Something about the incarnation (Advent, Part One)
Last night, we had our final Ministry Team Leaders’ Meeting for the year at The Big Table. It was a great time to reflect on what God has been doing in and through us during 2015.
Two of the team couldn’t make it – the wives of two of the couples on our team had to stay home to look after their children. Totally understandable.
Rather than miss out on the action, their husbands came along armed with FaceTime and iPads and once we’d eaten together, they ‘joined’ us.
Partly technical difficulties and partly the difference between flesh and pixels, it was a poor approximation of the real thing.
Earlier this afternoon I heard one of my daughters singing along to ‘Hark, the herald angels sing’.
With last night’s events fresh in my mind, it got me thinking about the incarnation.
“Veiled in flesh the Godhead see, Hail the incarnate Deity
Pleased as man with man to dwell, Jesus, our Emmanuel.”
God didn’t send a message, or an apology, or a hologram. Not even an iPad. He sent himself. He put skin on (in-carne: literally, to put on meat) and came to us. Jesus, our God with skin on.
The writer of the Hebrews describes this moment as the dot in time when the radiance of the glory of God, the exact imprint of his nature, came to dwell with us. The fullness of God was pleased to dwell in this God-man, Jesus. Crazy talk.
He didn’t stand off or stay away; he moved into the neighbourhood. He laid his glory by for the joy of the Father to accomplish something that only he could do: he made us alive again; fully alive, forever cancelling the record of debt that stood against us.

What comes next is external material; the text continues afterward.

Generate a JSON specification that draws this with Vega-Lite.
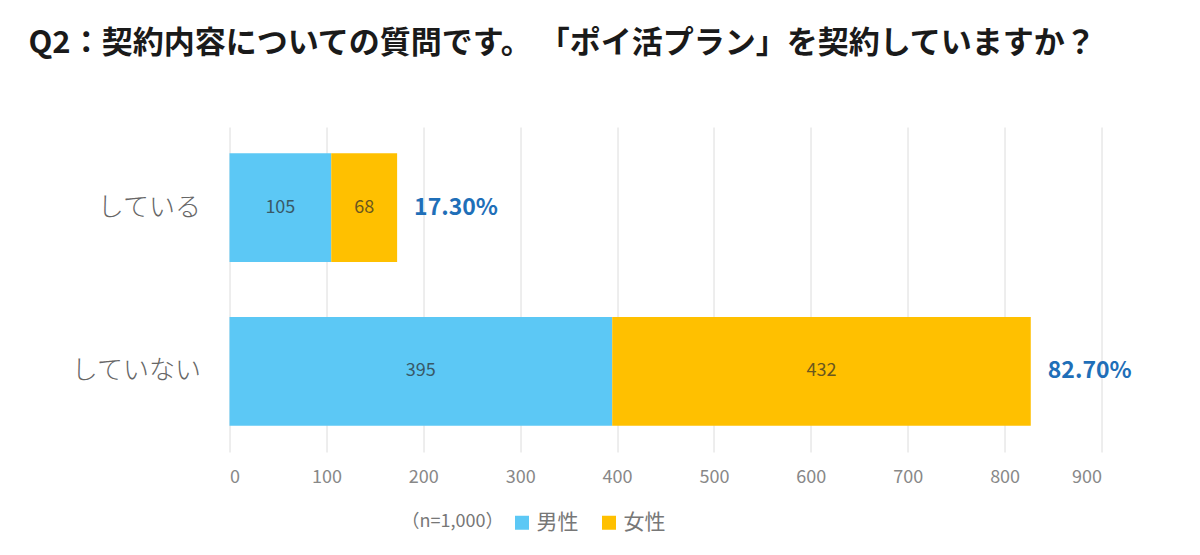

The incarnation opens the door to life and more life. Life now, life later.
“Peace on earth and mercy mild, God and sinners reconciled.”
We pray for good things at Christmas. At our best, at our most altruistic and least materialistic, we pray for kingdom stuff: mercy, peace, and love. Good stuff. And I genuinely believe that we can be part of ushering God’s kingdom on earth as it is in heaven.
But I also believe, as Paul writes to the Colossians, that these good things are a shadow of things to come, a morsel of the banquet that’s ahead. The substance belongs to Christ. Sure, it’s leaking in and seeping through, and that trickle is glorious, but there’s more to come.
At it’s very best, it’s a harbinger – a sniff of the fulness of goodness that we see through a mirror dimly.
But the real deal has come. And the real deal is coming again.
Among other things, Christmas is a time to get a little introspective over the way in which our thoughts and actions line up with Jesus and his action towards us.
My prayer is that through my thoughts (my praying and meditating on God’s goodness in Jesus) and through my actions (the way I spend my money, my time, and the way my life is patterned after the sublime generosity of that first Christmas), I can be part of the leaking and the seeping that we’re invited to be part of on any given day…including Christmas.